Allens lawyer Diccon Loxton is chairing the group. Joining him are four club members: Broadbent (who plays golf and tennis socially at Royal Sydney in between her directors gigs, which include a seat on Gordon Cairns’ Woolworths board) along with lawyer Richard Fisher (a Sunday morning golfer and general counsel of Michael Spence’s University of Sydney), James Inglis (a horse enthusiast and “far country” club member) and former New York-based Merrill Lynch banker Priscilla Windeyer (who was married at the club in 2014).
Bailey will hope that illustrious group can restore order to this playground of Sydney’s establishment.
A Royal exemption
While things have been fraught in Bailey’s clubhouse, the finances at Royal Sydney are in much better shape.
Company records obtained by Margin Call show it last year made a $2.6m operating surplus.
That was down on the $2.8m surplus in 2016.
But those numbers in 2016 were boosted by the hosting of the Australian Open, golf’s most prestigious competition down under (and an event for which Bailey has said the controversial and expensive course upgrade is required).
Total members’ funds have now grown from $42.7m to $45.4m. And, as Royal Sydney is a for-members sporting club, the loot is all tax exempt. A useful kitty to fund Bailey’s vision.
The loooong weekend
With just six weeks to balance date, Myer’s new imported boss John King is already pulling the levers towards saving the fallen retailer from disaster.
Last Friday, the British retail industry veteran King — who’d officially been in the top job only about a week — slammed shut the doors to Myer’s Docklands head office in Melbourne.
All staff were asked to take the day off as annual leave.
That meant a four-day weekend for the department store’s administrators, thanks to King’s Friday holiday and Queen Elizabeth’s Monday birthday.
The royal break for the worker bees will reduce the leave liability on Myer’s balance sheet as the once iconic retailer’s balance date looms at the end of next month.
Myer’s deteriorating trading performance means the department store retailer, which had been run by its chairman Garry Hounsell since February until King landed, is getting precariously close to its banking covenant thresholds.
Myer’s net assets must stay above $500m and at the end of the year’s first half had fallen to $580m after an almost $1 billion asset writedown at the last full-year.
Less leave liability reduces Myer’s total liabilities and so helps keep total net assets as high as possible.
All this comes as Myer’s market value sits at about $340m.
That places further pressure on management and its auditors to consider another asset writedown, which would further challenge the covenant.
King might be wondering what the hell he’s got himself into, while after four months in head office Hounsell might be pleased he’s finally got the hell out.
Libs’ family feud
One sleep to go until judge Jonathan Beach delivers his words of wisdom on the family feud between president Michael Kroger’s Victorian Liberal Party and its biggest donor, the $70m Cormack Foundation.

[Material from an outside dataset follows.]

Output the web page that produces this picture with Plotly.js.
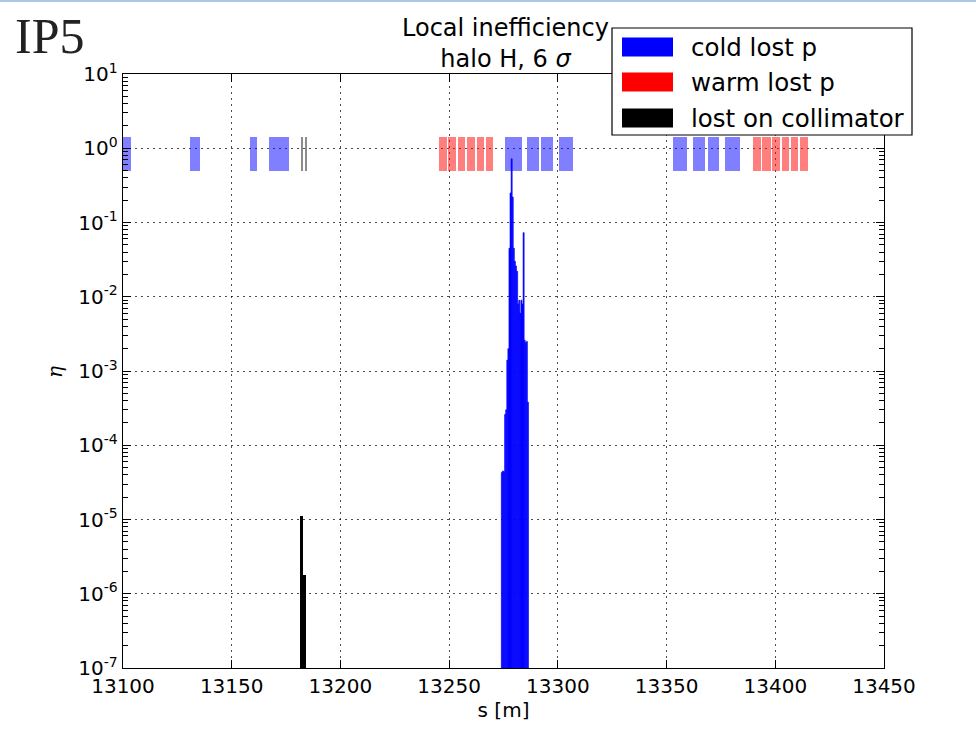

Both sides of the nasty dispute were last night represented at an event Nick Cater’s Menzies Research Centre put on for John Howard at Melbourne’s Hotel Windsor to launch the former PM’s new book of speeches, The Art of Persuasion.
Kroger was along with Tim Smith, the member for Kew, and something of a conduit between the president and his parliamentary leader Matthew Guy (who, now five months from a state election, has more interest than most in Thursday’s judgment).
One of the president’s key allies on the Cormack legal action, Richard Alston was also along, with Alston’s fellow Vapold director Stuart McArthur and Alston’s fellow former Howard minister Nick Minchin.
Demonstrating Howard’s broach church of supporters, foundational Cormack member Hugh Morgan — who briefly took the stand in the federal court case’s three-day hearing in March — was also along.
A shame the event wasn’t held on Thursday night.
After Beach has spoken, the Victorian Liberals are likely to be in need of Howard’s persuasive powers.
Wylie very much alive
Margin Call erred in our Saturday column, mistakenly referring to “the late Rodney Wylie”.
There’s nothing late about Wylie, as many of the Australian business legend’s friends and admirers have alerted us.
Rodney, father of investment banker and Australian Sports Commission chairman John Wylie, celebrated his latest birthday in January.
Our sincerest apologies to one of the country’s corporate greats.